In a heavily-multithreaded “all cores boost” scenario, this user-focused performance tuning permits the AMD Ryzen™ 7 1800X processor to ramp peak power draw up to the AMD Socket AM4 reference limit of 128W. Thermal capacitance (“heat soak”) of the processor die, heatspreader, HSF, and junction solder allow the AMD Ryzen™ processor to amortize the tCase implications of peak power values over time, allowing the CPU to automatically increase performance while remaining inside the thermal boundaries defined by the TDP. Precision Boost and/or XFR will level off at 60 tCase°C or 128W of electrical power (whichever comes first).

Pages 33 & 34 the overclocking section for each CPU is the same text with no further info.

Page 13 from Overclocking guide which is all Ryzen 7:-

The following changes take effect when the values are re-programmed and the processor enters
Overclocking Mode:

1) All enabled CPU cores operate at the newly user-programmed voltage and P0 frequency
value. Adjustment of the CPU clock is in 25MHz steps.

2) Internal features of the processor which control the CPU operating voltage and frequency
to manage the CPU temperature, current consumption, and power consumption to
specified maximums are disabled so that no additional stress to system voltage regulators
and thermals are induced. This includes c-state boost.

3) CPU low power c-states (CC1, CC6, and PC6) and software visible p-states (P1 and P2)
remain operational and may be requested by software so that power savings can be
achieved.

a. The P1 and P2 p-state tables may also be modified to adjust the voltage and frequency of
the CPU when running in software-requested, reduced-performance states. These may also be
left at stock values.

b. If the OS-level software power policy is also changed so that the CPU’s power-saving pstates
are not used, then these power-saving states will never be requested.

c. If AMD Cool’N’Quiet is disabled, then low power c-states will also be disabled.

When CPUs are in OC mode all have same "headroom" limitations, ie tCTL 95°C.

From having spoken to a few people who have access to x info the whole temp offset thing is in the air, ie if the ODMs are implementing an offset or not in UEFI, then also if SW is or isn't accounting for it and then if mobo UEFI has offset and SW is doing another it could still be wrong.

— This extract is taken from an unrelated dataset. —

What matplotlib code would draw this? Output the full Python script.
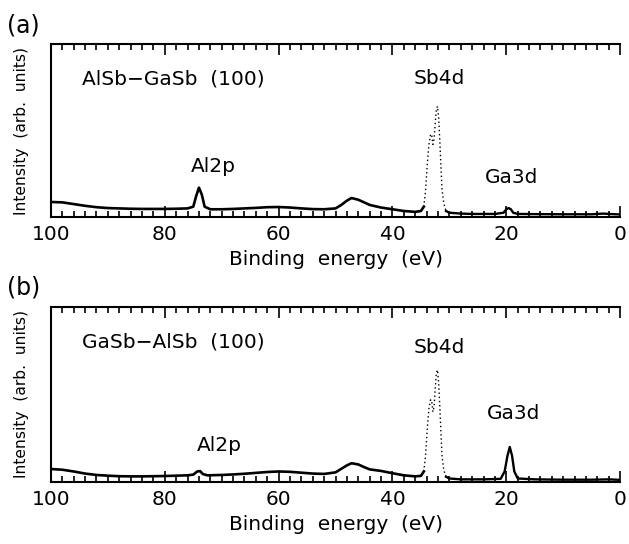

I'm highlighting this as AMD/ODMs have to sort this, so users using SW monitoring get right data.
 
tried it with one stick reset cmos took g/card from working system no display ,put new g/card in old system and that's not displaying so im gonna send the lot back I think
 
alright, ordered the msi gaming pro carbon x370 and a 1700...officially an owner (once it gets here :D) could anyone advise me on 16GB ram decent to 3000-3200mhz for this board? Heard it's better when its single rank but I'm not exactly clued up with the options I have and don't want to blow 160 quid or so on the wrong chips.

I can recommend Corsair LPX 3200 here https://www.overclockers.co.uk/cors...hannel-kit-black-cmk16gx4m2b32-my-456-cs.html

Got them successfully running @2933 14-16-16-30 at stock volts. My board won't do 3200 at the mo but I have the bandwidth once the bios's mature.
 
Kind of wishing msi had been the ones to have stock initially.

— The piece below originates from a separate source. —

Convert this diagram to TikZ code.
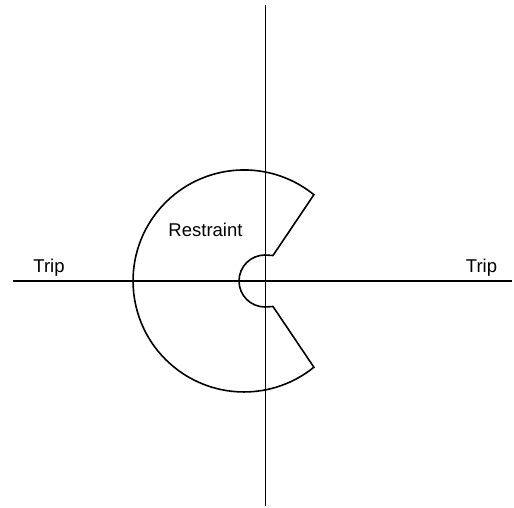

At least they seem to be making an effort for bios updates.

Asus only seems to be bothered about the ch6.

It's a month since update for X370 pro. And it's not like it doesn't need them....
 
I can recommend Corsair LPX 3200 here https://www.overclockers.co.uk/cors...hannel-kit-black-cmk16gx4m2b32-my-456-cs.html

Got them successfully running @2933 14-16-16-30 at stock volts. My board won't do 3200 at the mo but I have the bandwidth once the bios's mature.

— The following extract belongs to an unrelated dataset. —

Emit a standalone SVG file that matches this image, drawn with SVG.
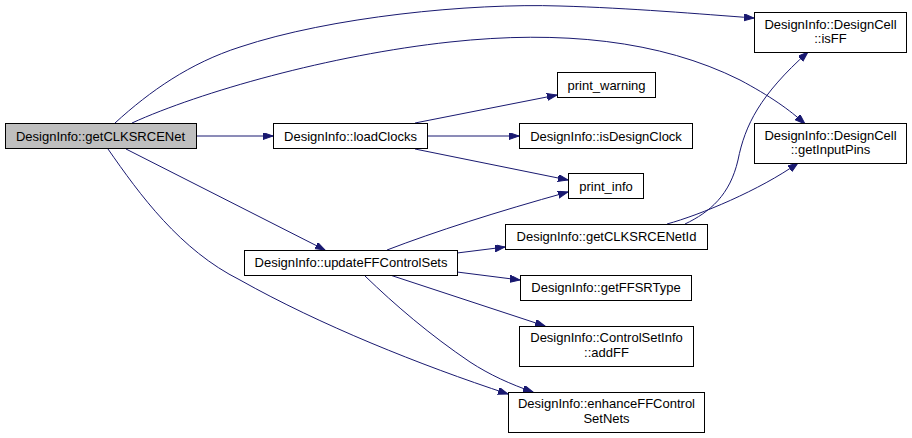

Cheers, will look into those, pretty annoying how MSI has starting talking about their xmp equivalent yet don't seem to have a QVL list for the board I bought anywhere (unless I'm being stupid)
 
Kind of wishing msi had been the ones to have stock initially.

At least they seem to be making an effort for bios updates.

Asus only seems to be bothered about the ch6.

It's a month since update for X370 pro. And it's not like it doesn't need them....

The thing is most of those updates from MSI did nothing. One of them just added the option to toggle SMT. They are still a long way off also. If you look at MSI FTP they are also updating the x370 board more often than the b350 variants.